▶ **INSTRUCTIONS FOR THE TASK**
All lines below must be repeated exactly, with the pictures omitted.

--- START ---

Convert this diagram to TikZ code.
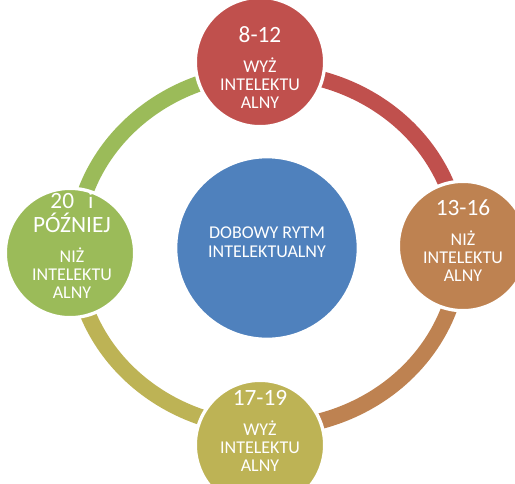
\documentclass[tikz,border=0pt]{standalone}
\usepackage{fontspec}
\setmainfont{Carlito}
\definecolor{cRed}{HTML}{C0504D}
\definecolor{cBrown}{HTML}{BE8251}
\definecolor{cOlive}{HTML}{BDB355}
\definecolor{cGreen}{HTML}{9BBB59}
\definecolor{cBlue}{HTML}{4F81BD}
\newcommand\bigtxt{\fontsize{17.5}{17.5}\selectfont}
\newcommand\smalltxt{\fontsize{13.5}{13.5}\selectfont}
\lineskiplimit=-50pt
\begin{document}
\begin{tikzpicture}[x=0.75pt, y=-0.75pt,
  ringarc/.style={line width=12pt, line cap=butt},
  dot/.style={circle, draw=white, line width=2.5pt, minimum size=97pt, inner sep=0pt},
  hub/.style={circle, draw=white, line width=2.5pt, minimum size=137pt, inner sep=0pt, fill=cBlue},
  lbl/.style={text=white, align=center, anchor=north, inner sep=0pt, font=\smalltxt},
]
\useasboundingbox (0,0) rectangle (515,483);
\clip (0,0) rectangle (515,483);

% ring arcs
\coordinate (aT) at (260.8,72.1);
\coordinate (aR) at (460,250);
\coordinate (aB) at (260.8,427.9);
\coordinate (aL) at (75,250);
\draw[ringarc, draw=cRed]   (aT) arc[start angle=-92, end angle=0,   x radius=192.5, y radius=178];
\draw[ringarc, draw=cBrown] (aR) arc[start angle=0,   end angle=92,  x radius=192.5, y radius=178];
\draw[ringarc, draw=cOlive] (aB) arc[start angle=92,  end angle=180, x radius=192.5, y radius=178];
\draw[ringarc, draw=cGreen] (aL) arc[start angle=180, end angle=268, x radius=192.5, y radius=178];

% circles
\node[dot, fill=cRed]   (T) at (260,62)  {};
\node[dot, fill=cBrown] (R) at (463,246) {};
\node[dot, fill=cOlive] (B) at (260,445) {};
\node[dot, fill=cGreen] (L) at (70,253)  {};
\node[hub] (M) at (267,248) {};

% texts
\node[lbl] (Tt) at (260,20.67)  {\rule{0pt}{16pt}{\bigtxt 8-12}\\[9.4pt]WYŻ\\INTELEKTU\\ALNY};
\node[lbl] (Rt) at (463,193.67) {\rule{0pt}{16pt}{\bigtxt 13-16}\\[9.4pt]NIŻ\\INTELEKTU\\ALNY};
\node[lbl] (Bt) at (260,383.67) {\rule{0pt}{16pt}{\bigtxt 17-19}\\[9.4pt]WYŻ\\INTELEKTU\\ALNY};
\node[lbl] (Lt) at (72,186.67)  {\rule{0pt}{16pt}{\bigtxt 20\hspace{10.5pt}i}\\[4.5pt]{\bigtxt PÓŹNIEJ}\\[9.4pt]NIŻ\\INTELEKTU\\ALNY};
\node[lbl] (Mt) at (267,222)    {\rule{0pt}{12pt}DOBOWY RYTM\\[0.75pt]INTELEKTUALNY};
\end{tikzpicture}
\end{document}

--- END ---

▶ **REPLY TO THE TASK**
Convert this diagram to TikZ code.
\documentclass[tikz,border=0pt]{standalone}
\usepackage{fontspec}
\setmainfont{Carlito}
\definecolor{cRed}{HTML}{C0504D}
\definecolor{cBrown}{HTML}{BE8251}
\definecolor{cOlive}{HTML}{BDB355}
\definecolor{cGreen}{HTML}{9BBB59}
\definecolor{cBlue}{HTML}{4F81BD}
\newcommand\bigtxt{\fontsize{17.5}{17.5}\selectfont}
\newcommand\smalltxt{\fontsize{13.5}{13.5}\selectfont}
\lineskiplimit=-50pt
\begin{document}
\begin{tikzpicture}[x=0.75pt, y=-0.75pt,
  ringarc/.style={line width=12pt, line cap=butt},
  dot/.style={circle, draw=white, line width=2.5pt, minimum size=97pt, inner sep=0pt},
  hub/.style={circle, draw=white, line width=2.5pt, minimum size=137pt, inner sep=0pt, fill=cBlue},
  lbl/.style={text=white, align=center, anchor=north, inner sep=0pt, font=\smalltxt},
]
\useasboundingbox (0,0) rectangle (515,483);
\clip (0,0) rectangle (515,483);

% ring arcs
\coordinate (aT) at (260.8,72.1);
\coordinate (aR) at (460,250);
\coordinate (aB) at (260.8,427.9);
\coordinate (aL) at (75,250);
\draw[ringarc, draw=cRed]   (aT) arc[start angle=-92, end angle=0,   x radius=192.5, y radius=178];
\draw[ringarc, draw=cBrown] (aR) arc[start angle=0,   end angle=92,  x radius=192.5, y radius=178];
\draw[ringarc, draw=cOlive] (aB) arc[start angle=92,  end angle=180, x radius=192.5, y radius=178];
\draw[ringarc, draw=cGreen] (aL) arc[start angle=180, end angle=268, x radius=192.5, y radius=178];

% circles
\node[dot, fill=cRed]   (T) at (260,62)  {};
\node[dot, fill=cBrown] (R) at (463,246) {};
\node[dot, fill=cOlive] (B) at (260,445) {};
\node[dot, fill=cGreen] (L) at (70,253)  {};
\node[hub] (M) at (267,248) {};

% texts
\node[lbl] (Tt) at (260,20.67)  {\rule{0pt}{16pt}{\bigtxt 8-12}\\[9.4pt]WYŻ\\INTELEKTU\\ALNY};
\node[lbl] (Rt) at (463,193.67) {\rule{0pt}{16pt}{\bigtxt 13-16}\\[9.4pt]NIŻ\\INTELEKTU\\ALNY};
\node[lbl] (Bt) at (260,383.67) {\rule{0pt}{16pt}{\bigtxt 17-19}\\[9.4pt]WYŻ\\INTELEKTU\\ALNY};
\node[lbl] (Lt) at (72,186.67)  {\rule{0pt}{16pt}{\bigtxt 20\hspace{10.5pt}i}\\[4.5pt]{\bigtxt PÓŹNIEJ}\\[9.4pt]NIŻ\\INTELEKTU\\ALNY};
\node[lbl] (Mt) at (267,222)    {\rule{0pt}{12pt}DOBOWY RYTM\\[0.75pt]INTELEKTUALNY};
\end{tikzpicture}
\end{document}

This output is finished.